Трилиссер усмехнулся.
– Что ж, подождём. И вот ещё что, Глеб… – он посмотрел собеседнику прямо в глаза. – Ты мне так и не ответил насчёт Кобы. Думаешь отсидеться в сторонке?
– Нет, Меир. Ни в коем случае. – Бокий для убедительности рубанул воздух ребром ладони. – Может, раньше и были такие мысли, но теперь точно нет. Это пусть Агранов тешится иллюзиями, что сможет с ним поладить, да ещё, пожалуй, Менжинский – всё равно ему недолго осталось, плох…
Он торопливо, почти бегом, прошёлся туда-сюда по комнате. Трилиссер наблюдал, вертя в пальцах пустую рюмку.
– В бумагах, которые ты видел, далеко не всё из того, что Яша наговорил в бреду – или что у него там, не бред? Короче, слушай…
IV
«Дом, милый дом!» – так и хотелось крикнуть во весь голос, не сдерживая эмоций. Вроде, и не было нас всего ничего, два с половиной месяца – а вот, поди ж ты, будто вернулись после долгого отсутствия, когда и сами не чаяли увидеть родных стен, а те, кого мы в них оставили, уже и думать о нас забыли. Ан нет – вот он я, такой красивый, поспешаю с пачкой тетрадок и учебников под мышкой в направлении светлого коммунистического завтра. Принявшего в моём случае облик классных комнат коммунарской школы.
Вообще-то в СССР 193-го года от Рождества Христова (ах, простите, нашей эры, конечно!) повсеместно практикуется раздельное обучение – мальчики и девочки занимаются в разных классах, а в городах, так и в разных зданиях. Это пошло ещё с царских времён – отдельные эксперименты новой пролетарской педагогики не в счёт. А вот в макаренковской колонии имени Горького, как, впоследствии, и в коммуне Дзержинского, и в других, созданных «по образу и подобию» заведениях, к которым относится и детская трудовая коммуна имени товарища Ягоды, ничего такого в заводе не было. Поначалу не хватало учителей, готовых работать с бывшими беспризорными и воришками, потом… а потом сложились крепкие традиции, поломать которые не могли даже грозные распоряжения Наробраза – хотя попытки, надо отдать им должное, предпринимаются чиновниками от педагогики с похвальной регулярностью.
Сегодняшний учебный день начинается с урока, который ведёт Эсфирь Соломоновна, появившаяся в коммуне только этой осенью. Новой учительнице двадцать два года, она только что закончила Харьковский пединститут и собиралась преподавать русский язык и литературу – как здесь говорят, «словесность». Но острый дефицит педагогических кадров заставил Эсфирь Соломоновну расширить горизонты профессиональной специализации, взяв на себя ещё и обучение истории.

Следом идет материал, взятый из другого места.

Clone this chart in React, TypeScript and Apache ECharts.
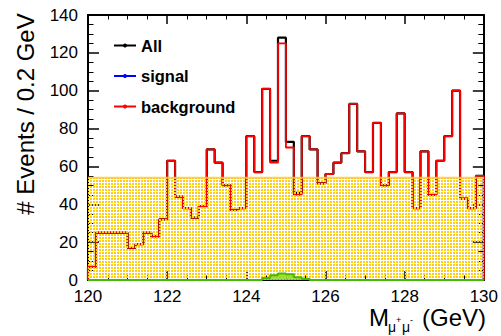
import React, { useEffect, useRef } from "react";
import * as echarts from "echarts";

// Histogram binning (GeV)
const X_MIN = 120;
const X_MAX = 130;
const BIN_WIDTH = 0.2;
const Y_MIN = 0;
const Y_MAX = 140;

// Events per 0.2 GeV bin, 120.0 -> 130.0 (50 bins)
const allCounts = [
  7, 25, 25, 25, 25, 17, 19, 25, 23, 32,
  63, 44, 38, 33, 39, 69, 62, 50, 37, 38,
  76, 57, 101, 63, 128, 73, 46, 76, 69, 51,
  56, 62, 67, 93, 68, 57, 83, 50, 57, 88,
  57, 38, 68, 45, 63, 76, 100, 43, 38, 55,
];
const backgroundCounts = [
  7, 25, 25, 25, 25, 17, 19, 25, 23, 32,
  63, 44, 38, 33, 39, 69, 62, 50, 37, 38,
  76, 57, 101, 62, 125, 70, 45, 76, 69, 51,
  56, 62, 67, 93, 68, 57, 83, 50, 57, 88,
  57, 38, 68, 45, 63, 76, 100, 43, 38, 55,
];
const signalCounts = [
  0, 0, 0, 0, 0, 0, 0, 0, 0, 0,
  0, 0, 0, 0, 0, 0, 0, 0, 0, 0,
  0, 0, 1, 2.5, 3.5, 3, 1.5, 0.5, 0, 0,
  0, 0, 0, 0, 0, 0, 0, 0, 0, 0,
  0, 0, 0, 0, 0, 0, 0, 0, 0, 0,
];
// flat background band level
const bandLevel = [54, 54];
const bandEdges = [X_MIN, X_MAX];

const FONT = "'Liberation Sans', Arial, Helvetica, sans-serif";

function stepData(counts: number[]): [number, number][] {
  const pts: [number, number][] = [[X_MIN, 0]];
  counts.forEach((c, i) => {
    pts.push([Math.round((X_MIN + i * BIN_WIDTH) * 100) / 100, c]);
  });
  pts.push([X_MAX, counts[counts.length - 1]]);
  pts.push([X_MAX, 0]);
  return pts;
}

export default function App() {
  const ref = useRef<HTMLDivElement>(null);

  useEffect(() => {
    document.body.style.margin = "0";
    if (!ref.current) return;
    const chart = echarts.init(ref.current, null, { renderer: "svg" });

    const cv = document.createElement("canvas");
    cv.width = 3;
    cv.height = 3;
    const ctx = cv.getContext("2d");
    if (ctx) {
      ctx.clearRect(0, 0, 3, 3);
      ctx.fillStyle = "#ffcc10";
      ctx.fillRect(0, 0, 2, 2);
    }

    const xAxisBase = {
      type: "value" as const,
      min: X_MIN,
      max: X_MAX,
      interval: 2,
      axisLine: { show: true, onZero: false, lineStyle: { color: "#000", width: 2 } },
      axisTick: { show: true, inside: true, length: 9, lineStyle: { color: "#000", width: 1.5 } },
      minorTick: { show: true, splitNumber: 4, length: 4.5, lineStyle: { color: "#000", width: 1 } },
      splitLine: { show: false },
      minorSplitLine: { show: false },
    };
    const yAxisBase = {
      type: "value" as const,
      min: Y_MIN,
      max: Y_MAX,
      interval: 20,
      axisLine: { show: true, onZero: false, lineStyle: { color: "#000", width: 2 } },
      axisTick: { show: true, inside: true, length: 11, lineStyle: { color: "#000", width: 1.5 } },
      minorTick: { show: true, splitNumber: 4, length: 5.5, lineStyle: { color: "#000", width: 1 } },
      splitLine: { show: false },
      minorSplitLine: { show: false },
    };

    const option: any = {
      animation: false,
      backgroundColor: "#fff",
      grid: { left: 88, right: 16, top: 15, bottom: 56, containLabel: false },
      xAxis: [
        {
          ...xAxisBase,
          position: "bottom",
          axisLabel: { show: true, color: "#000", fontSize: 17, fontFamily: FONT, margin: 8 },
        },
        { ...xAxisBase, position: "top", axisLabel: { show: false } },
      ],
      yAxis: [
        {
          ...yAxisBase,
          position: "left",
          axisLabel: { show: true, color: "#000", fontSize: 17, fontFamily: FONT, margin: 10 },
        },
        { ...yAxisBase, position: "right", axisLabel: { show: false } },
      ],
      legend: {
        orient: "vertical",
        left: 113,
        top: 37,
        padding: 0,
        itemWidth: 22,
        itemHeight: 5,
        itemGap: 13.5,
        textStyle: { color: "#000", fontSize: 16.5, fontWeight: "bold", fontFamily: FONT },
        data: [
          { name: "All" },
          { name: "signal", itemStyle: { color: "#0000ff" }, lineStyle: { color: "#0000ff", width: 2 } },
          { name: "background" },
        ],
      },
      graphic: [
        {
          type: "text",
          x: 25,
          y: 114,
          rotation: Math.PI / 2,
          style: {
            text: "# Events / 0.2 GeV",
            fill: "#000",
            fontSize: 24,
            fontFamily: FONT,
            align: "center",
            verticalAlign: "middle",
          },
        },
        {
          type: "text",
          x: 369,
          y: 317,
          style: { text: "M", fill: "#000", fontSize: 24, fontFamily: FONT, align: "left", verticalAlign: "middle" },
        },
        {
          type: "text",
          x: 388,
          y: 327,
          style: { text: "μ", fill: "#000", fontSize: 14, fontFamily: FONT, align: "left", verticalAlign: "middle" },
        },
        {
          type: "text",
          x: 396,
          y: 320,
          style: { text: "+", fill: "#000", fontSize: 9, fontFamily: FONT, align: "left", verticalAlign: "middle" },
        },
        {
          type: "text",
          x: 402,
          y: 327,
          style: { text: "μ", fill: "#000", fontSize: 14, fontFamily: FONT, align: "left", verticalAlign: "middle" },
        },
        {
          type: "text",
          x: 410,
          y: 320,
          style: { text: "-", fill: "#000", fontSize: 9, fontFamily: FONT, align: "left", verticalAlign: "middle" },
        },
        {
          type: "text",
          x: 422,
          y: 317,
          style: { text: "(GeV)", fill: "#000", fontSize: 24, fontFamily: FONT, align: "left", verticalAlign: "middle" },
        },
      ],
      series: [
        {
          name: "All",
          type: "line",
          step: "end",
          data: stepData(allCounts),
          symbol: "circle",
          symbolSize: 4,
          showSymbol: false,
          color: "#000",
          lineStyle: { color: "#000", width: 2.2 },
          z: 2,
        },
        {
          name: "background",
          type: "line",
          step: "end",
          data: stepData(backgroundCounts),
          symbol: "circle",
          symbolSize: 4,
          showSymbol: false,
          color: "#ff0000",
          lineStyle: { color: "#ff0000", width: 1.8 },
          z: 3,
        },
        {
          name: "band",
          type: "line",
          data: bandEdges.map((x, i) => [x, bandLevel[i]]),
          symbol: "none",
          lineStyle: { color: "#ffc040", width: 2, opacity: 0.8 },
          areaStyle: {
            color: { image: cv, repeat: "repeat", imageWidth: 3, imageHeight: 3 },
            opacity: 1,
          },
          z: 4,
        },
        {
          name: "signal",
          type: "line",
          step: "end",
          data: stepData(signalCounts),
          symbol: "circle",
          symbolSize: 4,
          showSymbol: false,
          color: "#0000ff",
          lineStyle: { color: "#44bb00", width: 2 },
          areaStyle: { color: "#88d822", opacity: 0.8 },
          z: 5,
        },
      ],
    };

    chart.setOption(option);
    return () => {
      chart.dispose();
    };
  }, []);

  return <div ref={ref} style={{ width: 501, height: 336 }} />;
}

Именно это нам сейчас и предстоит – глубокое погружение в средневековую историю, а если точнее, в тёмные и кровавые времена Столетней Войны.
На прошлом уроке Эсфирь Соломоновна старательно пересказывала хронологию событий. Я не особенно вслушивался – было очевидно, что её знания предмета исчерпываются половиной страницы учебника по истории средних веков старого, ещё дореволюционного, издания. Не самый худший вариант, между прочим – если память меня не подводит, в советском учебнике «История средних веков», по которому мне пришлось учиться в прежней жизни, из всех грандиозных сражений той войны упоминалась одна только битва при Пуатье, а большая часть учебного времени посвящалась Жакерии и Жанне д'Арк.